The article states the school received annual cash payments of $1.95 million annually from Adidas and $1.8 million worth of equipment and apparel for teams. Nike paid UT a $2 million signing bonus, the article states, and will pay $1 million annually.

The first-year equipment allowance is $3.4 million. It drops to $2.6 million the second year and increases $100,000 each year to $3.2 million in 2023.

Details weren’t addressed in the launch show, of course, but Hart was gushing about Nike.

“It takes us to another level, in my opinion, because we are now partnered with the best there is in the branding industry,” Hart says. “In terms of branding and marketing, no one does it better in any facet of the business world than Nike does.”

Favorito says a couple of things are at work in UT’s rebranding push.

“People like to see new. Whether they like it or hate it, they like new,” he says. “Before taking something like this in this day and age, you have to make sure you understand what it is that boosters want, what coaches and universities feel is their identity.

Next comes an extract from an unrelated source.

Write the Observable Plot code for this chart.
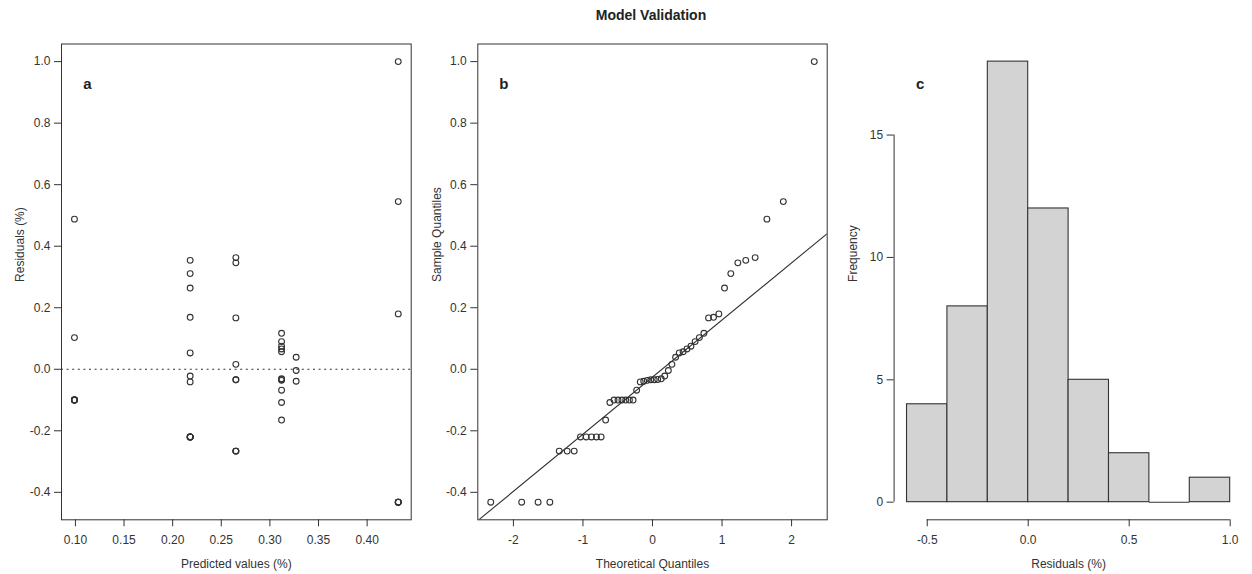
<!DOCTYPE html>
<html>
<head>
<meta charset="utf-8">
<script src="https://cdn.jsdelivr.net/npm/d3@7"></script>
<script src="https://cdn.jsdelivr.net/npm/@observablehq/plot@0.6"></script>
<style>
  html, body { margin: 0; padding: 0; background: #fff; }
  #wrap { position: relative; width: 1252px; height: 574px; overflow: hidden; font-family: "Liberation Sans", Arial, sans-serif; }
  #title { position: absolute; left: 551px; width: 200px; top: 7px; text-align: center; font-weight: bold; font-size: 14px; line-height: 16px; color: #222; }
  #wrap svg { position: absolute; top: 0; }
</style>
</head>
<body>
<div id="wrap"><div id="title">Model Validation</div></div>
<script>
// ---- data ----
const predicted = [
  0.099, 0.099, 0.099, 0.099, 0.099, 0.099, 0.099, 0.099,
  0.218, 0.218, 0.218, 0.218, 0.218, 0.218, 0.218, 0.218, 0.218, 0.218, 0.218, 0.218,
  0.265, 0.265, 0.265, 0.265, 0.265, 0.265, 0.265, 0.265, 0.265,
  0.312, 0.312, 0.312, 0.312, 0.312, 0.312, 0.312, 0.312, 0.312, 0.312, 0.312,
  0.327, 0.327, 0.327,
  0.432, 0.432, 0.432, 0.432, 0.432, 0.432, 0.432
];
const residuals = [
  0.488, 0.103, -0.100, -0.100, -0.100, -0.100, -0.100, -0.100,
  0.354, 0.311, 0.264, 0.169, 0.053, -0.022, -0.041, -0.220, -0.220, -0.220, -0.220, -0.220,
  0.363, 0.346, 0.167, 0.016, -0.034, -0.034, -0.266, -0.266, -0.266,
  0.117, 0.090, 0.075, 0.066, 0.057, -0.031, -0.033, -0.036, -0.068, -0.108, -0.165,
  0.039, -0.004, -0.039,
  1.000, 0.545, 0.180, -0.432, -0.432, -0.432, -0.432
];
// theoretical normal quantiles (x positions of the Q-Q points), ascending
const qqTheoretical = [
  -2.326, -1.881, -1.645, -1.476, -1.341, -1.227, -1.126, -1.036, -0.954, -0.878,
  -0.806, -0.739, -0.674, -0.613, -0.553, -0.496, -0.440, -0.385, -0.332, -0.279,
  -0.228, -0.176, -0.126, -0.075, -0.025, 0.025, 0.075, 0.126, 0.176, 0.228,
  0.279, 0.332, 0.385, 0.440, 0.496, 0.553, 0.613, 0.674, 0.739, 0.806,
  0.878, 0.954, 1.036, 1.126, 1.227, 1.341, 1.476, 1.645, 1.881, 2.326
];
const normalQuartile = 0.6745;
// histogram
const binEdges = [-0.6, -0.4, -0.2, 0.0, 0.2, 0.4, 0.6, 0.8, 1.0];
const histCounts = [4, 8, 18, 12, 5, 2, 0, 1];
// tick labels
const predTicks = [0.10, 0.15, 0.20, 0.25, 0.30, 0.35, 0.40];
const resTicks = [-0.4, -0.2, 0.0, 0.2, 0.4, 0.6, 0.8, 1.0];
const qqXTicks = [-2, -1, 0, 1, 2];
const histXTicks = [-0.5, 0.0, 0.5, 1.0];
const histYTicks = [0, 5, 10, 15];

// ---- helpers ----
const rExt = ([lo, hi]) => [lo - 0.04 * (hi - lo), hi + 0.04 * (hi - lo)];
const INK = "#333";
const FONT = "Liberation Sans, Arial, sans-serif";
const H = 574, MT = 43.5, MB = 54.7;
const baseStyle = { fontFamily: FONT, fontSize: "12px", color: INK, background: "transparent", overflow: "visible" };
const wrap = document.getElementById("wrap");

const points = predicted.map((p, i) => ({ p, r: residuals[i] }));
const sortedRes = d3.sort(residuals);
const qq = sortedRes.map((v, i) => ({ t: qqTheoretical[i], v }));
const q1 = d3.quantile(sortedRes, 0.25), q3 = d3.quantile(sortedRes, 0.75);
const slope = (q3 - q1) / (2 * normalQuartile);
const intercept = q1 + normalQuartile * slope;

const yDomRes = rExt(d3.extent(residuals));

function axisTitleY(text) {
  return Plot.text([text], { frameAnchor: "left", dx: -41, rotate: -90, fontSize: 12, fill: INK, lineAnchor: "middle" });
}
function axisTitleX(text) {
  return Plot.text([text], { frameAnchor: "bottom", dy: 44, fontSize: 12, fill: INK, lineAnchor: "middle" });
}
function panelLabel(text) {
  return Plot.text([text], { frameAnchor: "top-left", dx: 26, dy: 40.5, fontSize: 15, fontWeight: "bold", fill: "#222", textAnchor: "middle", lineAnchor: "middle" });
}

// ---- panel a ----
const xDomA = rExt(d3.extent(predicted));
const plotA = Plot.plot({
  width: 417, height: H,
  marginLeft: 61, marginRight: 6.3, marginTop: MT, marginBottom: MB,
  style: baseStyle,
  x: { domain: xDomA },
  y: { domain: yDomRes },
  marks: [
    Plot.frame({ stroke: INK, strokeWidth: 1 }),
    Plot.ruleY([0], { stroke: INK, strokeWidth: 1.2, strokeDasharray: "2,3.6" }),
    Plot.dot(points, { x: "p", y: "r", r: 2.9, stroke: INK, strokeWidth: 1.1, fill: "none" }),
    Plot.axisX({ ticks: predTicks, tickFormat: d => d.toFixed(2), tickSize: 7, tickPadding: 9, label: null, fontSize: 12 }),
    Plot.axisY({ ticks: resTicks, tickFormat: d => d.toFixed(1), tickSize: 7, tickPadding: 4, label: null, fontSize: 12 }),
    axisTitleX("Predicted values (%)"),
    axisTitleY("Residuals (%)"),
    panelLabel("a")
  ]
});
plotA.style.left = "0px";
wrap.appendChild(plotA);

// ---- panel b ----
const xDomB = rExt(d3.extent(qqTheoretical));
const qqLine = xDomB.map(t => ({ t, v: intercept + slope * t }));
const plotB = Plot.plot({
  width: 417, height: H,
  marginLeft: 60.3, marginRight: 7.3, marginTop: MT, marginBottom: MB,
  style: baseStyle,
  x: { domain: xDomB },
  y: { domain: yDomRes },
  marks: [
    Plot.frame({ stroke: INK, strokeWidth: 1 }),
    Plot.line(qqLine, { x: "t", y: "v", stroke: INK, strokeWidth: 1.1, clip: true }),
    Plot.dot(qq, { x: "t", y: "v", r: 2.9, stroke: INK, strokeWidth: 1.1, fill: "none" }),
    Plot.axisX({ ticks: qqXTicks, tickFormat: d => String(d), tickSize: 7, tickPadding: 9, label: null, fontSize: 12 }),
    Plot.axisY({ ticks: resTicks, tickFormat: d => d.toFixed(1), tickSize: 7, tickPadding: 4, label: null, fontSize: 12 }),
    axisTitleX("Theoretical Quantiles"),
    axisTitleY("Sample Quantiles"),
    panelLabel("b")
  ]
});
plotB.style.left = "417px";
wrap.appendChild(plotB);

// ---- panel c ----
const bins = histCounts.map((c, i) => ({ x0: binEdges[i], x1: binEdges[i + 1], count: c }));
const xDomC = rExt([binEdges[0], binEdges[binEdges.length - 1]]);
const yDomC = rExt([0, d3.max(histCounts)]);
const plotC = Plot.plot({
  width: 418, height: H,
  marginLeft: 59.6, marginRight: 9.4, marginTop: MT, marginBottom: MB,
  style: baseStyle,
  x: { domain: xDomC },
  y: { domain: yDomC },
  marks: [
    Plot.rectY(bins, { x1: "x0", x2: "x1", y: "count", fill: "#d3d3d3", stroke: INK, strokeWidth: 1.1, inset: 0 }),
    Plot.ruleY(bins.filter(b => b.count === 0), { x1: "x0", x2: "x1", y: "count", stroke: INK, strokeWidth: 1.1 }),
    Plot.ruleX([{ x: xDomC[0], y1: histYTicks[0], y2: histYTicks[histYTicks.length - 1] }], { x: "x", y1: "y1", y2: "y2", stroke: INK, strokeWidth: 1 }),
    Plot.ruleY([{ y: yDomC[0], x1: histXTicks[0], x2: histXTicks[histXTicks.length - 1] }], { y: "y", x1: "x1", x2: "x2", stroke: INK, strokeWidth: 1 }),
    Plot.axisX({ ticks: histXTicks, tickFormat: d => d.toFixed(1), tickSize: 7, tickPadding: 9, label: null, fontSize: 12 }),
    Plot.axisY({ ticks: histYTicks, tickFormat: d => String(d), tickSize: 7, tickPadding: 4, label: null, fontSize: 12 }),
    axisTitleX("Residuals (%)"),
    axisTitleY("Frequency"),
    panelLabel("c")
  ]
});
plotC.style.left = "834px";
wrap.appendChild(plotC);
</script>
</body>
</html>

“Nike and Tennessee worked to find that balance and establish a new identity that’s not drastically different from what they previously had. It has resonated with fans; at least it looks like (new Nike merchandise) is flying off the shelves and out of stores.”

And as much as slick promotional campaigns mean to successful rebranding, a key component is how the program is faring athletically.

“It’s nice to have a new identity, but it kind of goes hand in hand with what is happening on the field,” he says.